Chocolate, an ingredient used in the sweet and baking industry has been a firm favourite of millions around the world. The world would definitely be a sadder place without this delicious ingredient. It is also one of the most addictive, due to it’s endorphin releasing potential in the brain. While cocoa aspect of this offers a variety of health benefits, the sweet ingredients tend to have adverse effects.

However, regardless of your personal or medical perspective on this ingredient, it seems to stand the test of time within the cake making industry. Not only does it offer diversity, it ensures a smoother and creamier merger of all the other ingredients. The confectionary industry has been finding ideal ways of ensuring people can enjoy the various taste combinations that chocolate offers, with some being hailed a success and others ending in the bin.
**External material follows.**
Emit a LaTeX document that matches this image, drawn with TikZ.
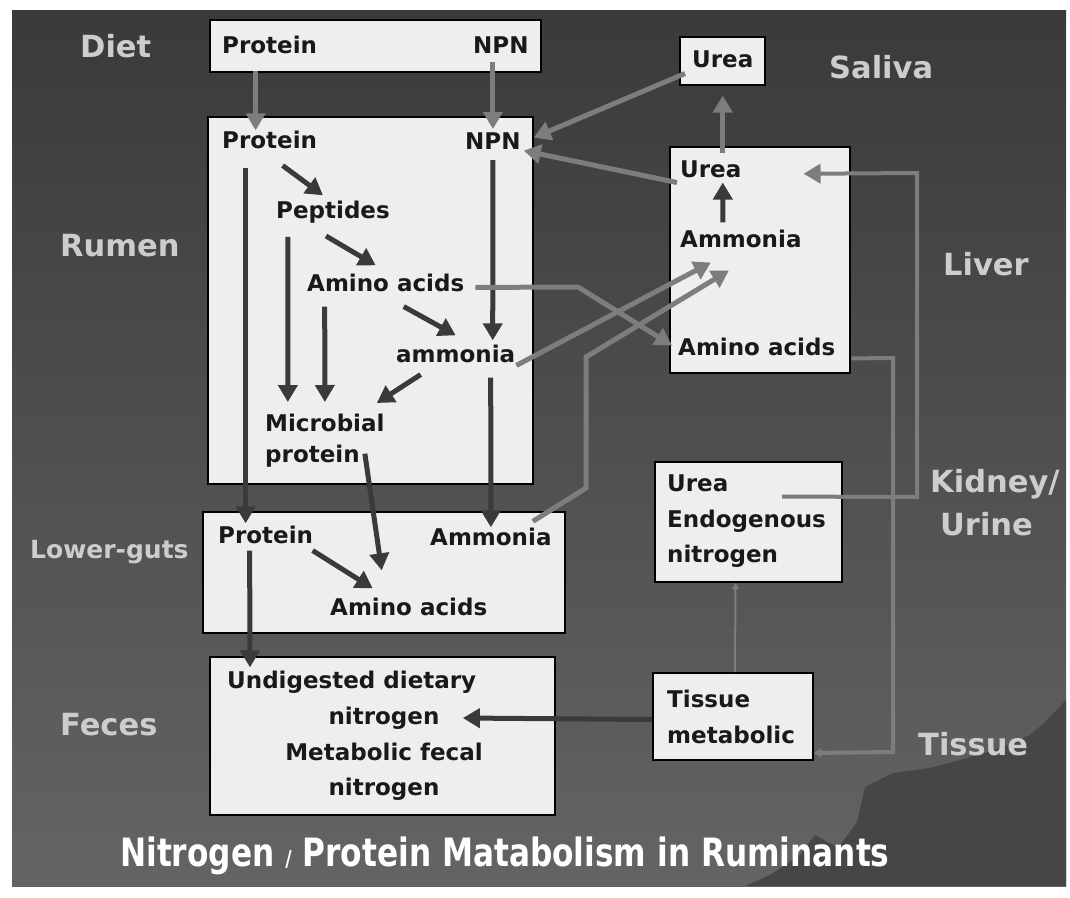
\documentclass[tikz,border=0pt]{standalone}
\usepackage{fontspec}
\setmainfont{DejaVu Sans}
\newfontfamily\titlefont[FakeStretch=0.8]{DejaVu Sans}
\usetikzlibrary{arrows.meta,fit}
\definecolor{slidetop}{RGB}{58,58,58}
\definecolor{slidelow}{RGB}{100,100,100}
\definecolor{slidedark}{RGB}{70,70,70}
\definecolor{boxfill}{RGB}{238,238,238}
\definecolor{inkdark}{RGB}{58,58,58}
\definecolor{inkgray}{RGB}{125,125,125}
\definecolor{lblgray}{RGB}{205,205,205}

\begin{document}
\begin{tikzpicture}[x=1pt,y=-1pt,>={Triangle[length=17pt,width=19pt]},
  organ/.style={draw=black,line width=2pt,fill=boxfill,inner sep=0pt},
  txt/.style={inner sep=0pt,anchor=base west,font=\fontsize{23}{35.5}\selectfont\bfseries,text=black!90},
  side/.style={inner sep=0pt,anchor=base west,font=\fontsize{30.5}{36}\selectfont\bfseries,text=lblgray},
  dlink/.style={->,draw=inkdark,line width=5pt},
  glink/.style={->,draw=inkgray,line width=5pt}]
    \useasboundingbox (0,0) rectangle (1070,897);
    \fill[white] (0,0) rectangle (1070,897);
    \shade[top color=slidetop,bottom color=slidelow] (12,10) rectangle (1066,886);
    \fill[slidedark] (1066,700) -- (1045,722) -- (1030,735) -- (995,750) -- (960,760) -- (930,768) -- (893,773) -- (865,787) -- (857,822) -- (838,848) -- (815,835) -- (800,855) -- (770,875) -- (745,886) -- (1066,886) -- cycle;
    \node[organ,fit={(210,20) (541,72)}] (dietbox) {};
    \node[organ,fit={(208,117) (533,484)}] (rumbox) {};
    \node[organ,fit={(203,512) (565,633)}] (lowbox) {};
    \node[organ,fit={(210,657) (555,815)}] (fecbox) {};
    \node[organ,fit={(680,37) (765,85)}] (salbox) {};
    \node[organ,fit={(670,147) (850,373)}] (livbox) {};
    \node[organ,fit={(655,462) (842,582)}] (kidbox) {};
    \node[organ,fit={(653,673) (813,760)}] (tisbox) {};
    \foreach \x/\y/\t/\n in {80/57/Diet/ldiet, 60/256/Rumen/lrumen, 60/735/Feces/lfeces, 829/78/Saliva/lsaliva, 943/275/Liver/lliver, 930/492/{Kidney/}/lkidney, 940/535/Urine/lurine, 918/755/Tissue/ltissue}
        \node[side] (\n) at (\x,\y) {\t};
    \node[side,font=\fontsize{25}{30}\selectfont\bfseries] (llower) at (30,558) {Lower-guts};
    \node[inner sep=0pt,anchor=base west,font=\titlefont\fontsize{39}{40}\selectfont\bfseries,text=white] (title) at (120,866) {Nitrogen {\fontsize{22}{22}\selectfont/} Protein Matabolism in Ruminants};
    \node[txt] (dprot) at (222,53) {Protein};
    \node[txt] (dnpn) at (473,53) {NPN};
    \node[txt] (rprot) at (222,148) {Protein};
    \node[txt] (rnpn) at (465,149) {NPN};
    \node[txt] (pept) at (276,218) {Peptides};
    \node[txt] (raa) at (307,291) {Amino acids};
    \node[txt] (ramm) at (396,362) {ammonia};
    \node[txt,anchor=north west,align=left,font=\fontsize{23}{31}\selectfont\bfseries] (micro) at (265,414) {Microbial\\protein};
    \node[txt] (lprot) at (218,543) {Protein};
    \node[txt] (lamm) at (430,545) {Ammonia};
    \node[txt] (laa) at (330,615) {Amino acids};
    \node[txt] (fec1) at (227,688) {Undigested dietary};
    \node[txt,anchor=north,align=center] (fec2) at (384,707) {nitrogen\\Metabolic fecal\\nitrogen};
    \node[txt] (suo) at (692,67) {Urea};
    \node[txt] (lurea) at (680,177) {Urea};
    \node[txt] (lamm2) at (680,247) {Ammonia};
    \node[txt] (liaa) at (678,355) {Amino acids};
    \node[txt,anchor=north west,align=left] (kid) at (667,475) {Urea\\Endogenous\\nitrogen};
    \node[txt,anchor=north west,align=left] (tis) at (667,690) {Tissue\\metabolic};
    \coordinate (aabend) at (578,287);
    \coordinate (gutbend1) at (586,488);
    \coordinate (gutbend2) at (586,357);
    \coordinate (kidbend1) at (917,497);
    \coordinate (kidbend2) at (917,173);
    \coordinate (tisbend1) at (893,358);
    \coordinate (tisbend2) at (893,752);
    \draw[glink] ([xshift=-14pt,yshift=-17pt]dprot.south) -- ([xshift=-14pt]rprot.north);
    \draw[glink] ([xshift=-8pt,yshift=-9pt]dnpn.south) -- ([yshift=3pt]rnpn.north);
    \draw[dlink] ([xshift=13pt,yshift=-17pt]rprot.south) -- ([xshift=-10pt,yshift=5pt]pept.north);
    \draw[dlink] ([xshift=-7pt,yshift=-13pt]pept.south) -- ([xshift=-10pt,yshift=8pt]raa.north);
    \draw[dlink] ([xshift=18pt,yshift=-15pt]raa.south) -- ([yshift=9pt]ramm.north);
    \draw[dlink] ([xshift=-35pt,yshift=-12pt]ramm.south) -- ([xshift=52pt,yshift=11pt]micro.north);
    \draw[dlink] ([xshift=-45pt,yshift=-14pt]pept.south) -- ([xshift=-37pt,yshift=12pt]micro.north);
    \draw[dlink] ([xshift=-61pt,yshift=-15pt]raa.south) -- ([yshift=12pt]micro.north);
    \draw[dlink] ([xshift=-24pt,yshift=-19pt]rprot.south) -- ([xshift=-20pt,yshift=2pt]lprot.north);
    \draw[dlink] ([yshift=-11pt]rnpn.south) -- ([xshift=37pt,yshift=4pt]ramm.north);
    \draw[dlink] ([xshift=35pt,yshift=-15pt]ramm.south) -- (lamm.north);
    \draw[dlink] ([xshift=40pt,yshift=14pt]micro.south) -- ([xshift=-27pt,yshift=27pt]laa.north);
    \draw[dlink] ([xshift=47pt,yshift=-7pt]lprot.south) -- ([xshift=-36pt,yshift=9pt]laa.north);
    \draw[dlink] ([xshift=-16pt,yshift=-7pt]lprot.south) -- ([xshift=23pt,yshift=3pt]fec1.north west);
    \draw[glink] ([xshift=11pt,yshift=-5pt]raa.east) -- (aabend) -- ([xshift=-6pt,yshift=1pt]liaa.west);
    \draw[glink] ([xshift=1pt,yshift=-12pt]ramm.east) -- ([xshift=-30pt,yshift=-15pt]lamm2.south);
    \draw[glink] ([xshift=42pt,yshift=6pt]lamm.north) -- (gutbend1) -- (gutbend2) -- ([xshift=-12pt,yshift=-23pt]lamm2.south);
    \draw[glink] ([xshift=12pt,yshift=7pt]lurea.north) -- ([yshift=-28pt]suo.south);
    \draw[dlink] ([xshift=-18pt,yshift=7pt]lamm2.north) -- ([xshift=12pt,yshift=-5pt]lurea.south);
    \draw[glink] ([xshift=-7pt,yshift=-6pt]suo.south west) -- ([xshift=13pt,yshift=3pt]rnpn.east);
    \draw[glink] ([xshift=-3pt,yshift=-5pt]lurea.south west) -- ([xshift=3pt,yshift=-10pt]rnpn.east);
    \draw[glink,line width=4pt] ([xshift=-44pt,yshift=25pt]kid.east) -- (kidbend1) -- (kidbend2) -- ([xshift=62pt,yshift=-5pt]lurea.east);
    \draw[glink,line width=4pt,-{Triangle[length=7pt,width=9pt]}] ([xshift=16pt,yshift=-12pt]liaa.east) -- (tisbend1) -- (tisbend2) -- ([yshift=8pt]tisbox.south east);
    \draw[glink,line width=2pt,-{Triangle[length=6pt,width=7pt]}] ([xshift=2pt]tisbox.north) -- ([xshift=-13pt]kidbox.south);
    \draw[dlink] ([yshift=-3pt]tisbox.west) -- ([xshift=-20pt,yshift=-11pt]fec2.north east);
\end{tikzpicture}
\end{document}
It was Dr James Baker chocolate discovery that brought about the chocolate cake craze. He achieved this by taking two relatively large, but also spherical millstones, which he then used to grind the cocoa beans. This in turn was how chocolate was actually made. The following centuries saw the rise of other methods, which in turn improved its over-all taste and versatility.

The history of extraction

It was in 1828 that Coenraad van Houten developed the first extraction machine for chocolate by extracting the fat from cocoa liquor thus making cocoa butter. This was sold in rock form and could also be made into powdered too. Otherwise only the very well off would have chocolate, this made chocolate available to the masses. Due to this the limitation that were once imposed by this ingredient where now lifted allowing for artisan bakeries to further expand its uses. Perhaps it can even be said this is when the chocolate revolution started, which has allowed many a generation to indulge in various offerings of delicious cakes.

Lindt

The ancestors of Lindt chocolate developed the silkiness, called conching that we find in today’s chocolates, and this made chocolate easier to bake with as it mixes smoothly with cake batters. Only in 1886 was chocolate used for the first time in cakes, as before this it was used only in chocolate drinks and for glazes.

Only in the 1930’s did chocolate become widely used in cakes. In the 1990 chocolate got its decadent label when molten chocolate cakes with liquid chocolate centres appeared. Chocolate has been infused with many flavours since then such as tea, red pepper, curry, passion fruit, and champagne.